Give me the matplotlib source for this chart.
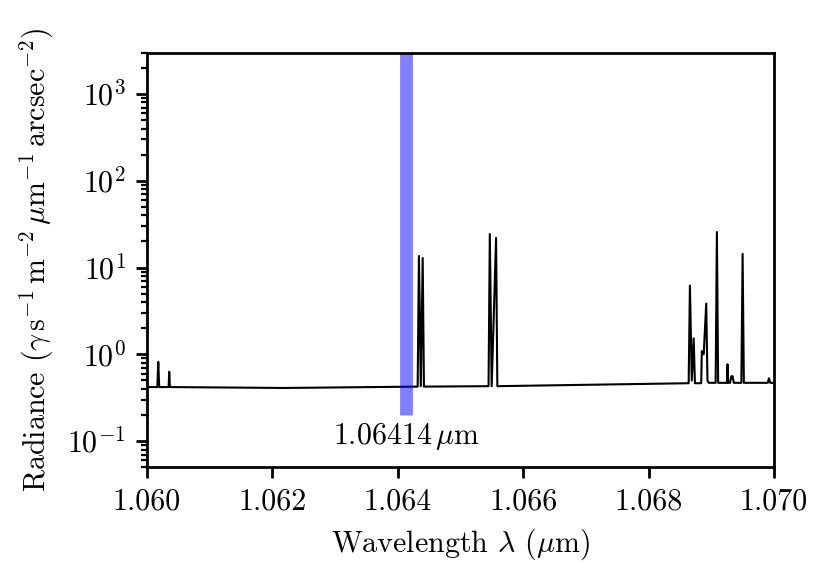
import matplotlib
matplotlib.use("Agg")
import matplotlib.pyplot as plt
from matplotlib.ticker import FormatStrFormatter

plt.rcParams['font.family'] = 'serif'
plt.rcParams['font.serif'] = ['cmr10', 'DejaVu Serif']
plt.rcParams['mathtext.fontset'] = 'cm'
plt.rcParams['axes.unicode_minus'] = False
plt.rcParams['axes.formatter.use_mathtext'] = True
plt.rcParams['font.size'] = 10.8
plt.rcParams['axes.linewidth'] = 1.0
plt.rcParams['xtick.major.size'] = 4
plt.rcParams['ytick.major.size'] = 4
plt.rcParams['xtick.major.width'] = 1.0
plt.rcParams['ytick.major.width'] = 1.0
plt.rcParams['ytick.minor.width'] = 0.8
plt.rcParams['ytick.minor.size'] = 2.2

# spectrum (wavelength in um, radiance)
wavelength = [
    1.06000,
    1.06017, 1.060185, 1.06020,
    1.06035, 1.06036, 1.06037,
    1.06220,
    1.06432, 1.06434, 1.06437, 1.06440, 1.06442,
    1.06545, 1.06547, 1.06550, 1.06557, 1.06559,
    1.06864, 1.06866, 1.06869, 1.06872, 1.06874,
    1.06884, 1.06885, 1.06888, 1.06892, 1.06894, 1.06896,
    1.06907, 1.06909, 1.06911,
    1.06925, 1.06926, 1.06927,
    1.06930, 1.06932, 1.06934, 1.06936,
    1.06948, 1.06950, 1.06952,
    1.06990, 1.06992, 1.06994,
    1.07000,
]
radiance = [
    0.42,
    0.42, 0.82, 0.42,
    0.42, 0.63, 0.42,
    0.41,
    0.425, 13.6, 0.43, 12.9, 0.425,
    0.43, 24.4, 0.43, 22.0, 0.43,
    0.465, 6.2, 0.5, 1.53, 0.465,
    0.465, 1.09, 1.0, 3.85, 0.5, 0.47,
    0.47, 25.7, 0.47,
    0.47, 0.77, 0.47,
    0.47, 0.56, 0.56, 0.47,
    0.47, 14.4, 0.47,
    0.47, 0.53, 0.47,
    0.47,
]

marker_wl = 1.06414
marker_bottom = 0.2
xticks = [1.060, 1.062, 1.064, 1.066, 1.068, 1.070]

fig = plt.figure(figsize=(4.15, 2.895), dpi=200)
ax = fig.add_axes([0.1767, 0.193, 0.7558, 0.716])

ax.plot(wavelength, radiance, color='black', lw=0.75)
ax.vlines(marker_wl, marker_bottom, 3000, color='blue', alpha=0.5, lw=4.6)
ax.text(marker_wl, 0.112, r'$1.06414\,\mu\mathrm{m}$', ha='center', va='center')

ax.set_yscale('log')
ax.set_xlim(1.060, 1.070)
ax.set_ylim(0.05, 3000)
ax.set_xticks(xticks)
ax.xaxis.set_major_formatter(FormatStrFormatter('%.3f'))

ax.set_xlabel(r'Wavelength $\lambda$ ($\mu$m)')
ax.set_ylabel(r'Radiance ($\gamma\,\mathrm{s}^{-1}\,\mathrm{m}^{-2}\,\mu\mathrm{m}^{-1}\,\mathrm{arcsec}^{-2}$)')

fig.savefig('out.png', dpi=200)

= EXERCISE PROMPT =
Repeat the data exactly in full, omitting its pictures.

= SOLUTION TO THE EXERCISE =
Give me the matplotlib source for this chart.
import matplotlib
matplotlib.use("Agg")
import matplotlib.pyplot as plt
from matplotlib.ticker import FormatStrFormatter

plt.rcParams['font.family'] = 'serif'
plt.rcParams['font.serif'] = ['cmr10', 'DejaVu Serif']
plt.rcParams['mathtext.fontset'] = 'cm'
plt.rcParams['axes.unicode_minus'] = False
plt.rcParams['axes.formatter.use_mathtext'] = True
plt.rcParams['font.size'] = 10.8
plt.rcParams['axes.linewidth'] = 1.0
plt.rcParams['xtick.major.size'] = 4
plt.rcParams['ytick.major.size'] = 4
plt.rcParams['xtick.major.width'] = 1.0
plt.rcParams['ytick.major.width'] = 1.0
plt.rcParams['ytick.minor.width'] = 0.8
plt.rcParams['ytick.minor.size'] = 2.2

# spectrum (wavelength in um, radiance)
wavelength = [
    1.06000,
    1.06017, 1.060185, 1.06020,
    1.06035, 1.06036, 1.06037,
    1.06220,
    1.06432, 1.06434, 1.06437, 1.06440, 1.06442,
    1.06545, 1.06547, 1.06550, 1.06557, 1.06559,
    1.06864, 1.06866, 1.06869, 1.06872, 1.06874,
    1.06884, 1.06885, 1.06888, 1.06892, 1.06894, 1.06896,
    1.06907, 1.06909, 1.06911,
    1.06925, 1.06926, 1.06927,
    1.06930, 1.06932, 1.06934, 1.06936,
    1.06948, 1.06950, 1.06952,
    1.06990, 1.06992, 1.06994,
    1.07000,
]
radiance = [
    0.42,
    0.42, 0.82, 0.42,
    0.42, 0.63, 0.42,
    0.41,
    0.425, 13.6, 0.43, 12.9, 0.425,
    0.43, 24.4, 0.43, 22.0, 0.43,
    0.465, 6.2, 0.5, 1.53, 0.465,
    0.465, 1.09, 1.0, 3.85, 0.5, 0.47,
    0.47, 25.7, 0.47,
    0.47, 0.77, 0.47,
    0.47, 0.56, 0.56, 0.47,
    0.47, 14.4, 0.47,
    0.47, 0.53, 0.47,
    0.47,
]

marker_wl = 1.06414
marker_bottom = 0.2
xticks = [1.060, 1.062, 1.064, 1.066, 1.068, 1.070]

fig = plt.figure(figsize=(4.15, 2.895), dpi=200)
ax = fig.add_axes([0.1767, 0.193, 0.7558, 0.716])

ax.plot(wavelength, radiance, color='black', lw=0.75)
ax.vlines(marker_wl, marker_bottom, 3000, color='blue', alpha=0.5, lw=4.6)
ax.text(marker_wl, 0.112, r'$1.06414\,\mu\mathrm{m}$', ha='center', va='center')

ax.set_yscale('log')
ax.set_xlim(1.060, 1.070)
ax.set_ylim(0.05, 3000)
ax.set_xticks(xticks)
ax.xaxis.set_major_formatter(FormatStrFormatter('%.3f'))

ax.set_xlabel(r'Wavelength $\lambda$ ($\mu$m)')
ax.set_ylabel(r'Radiance ($\gamma\,\mathrm{s}^{-1}\,\mathrm{m}^{-2}\,\mu\mathrm{m}^{-1}\,\mathrm{arcsec}^{-2}$)')

fig.savefig('out.png', dpi=200)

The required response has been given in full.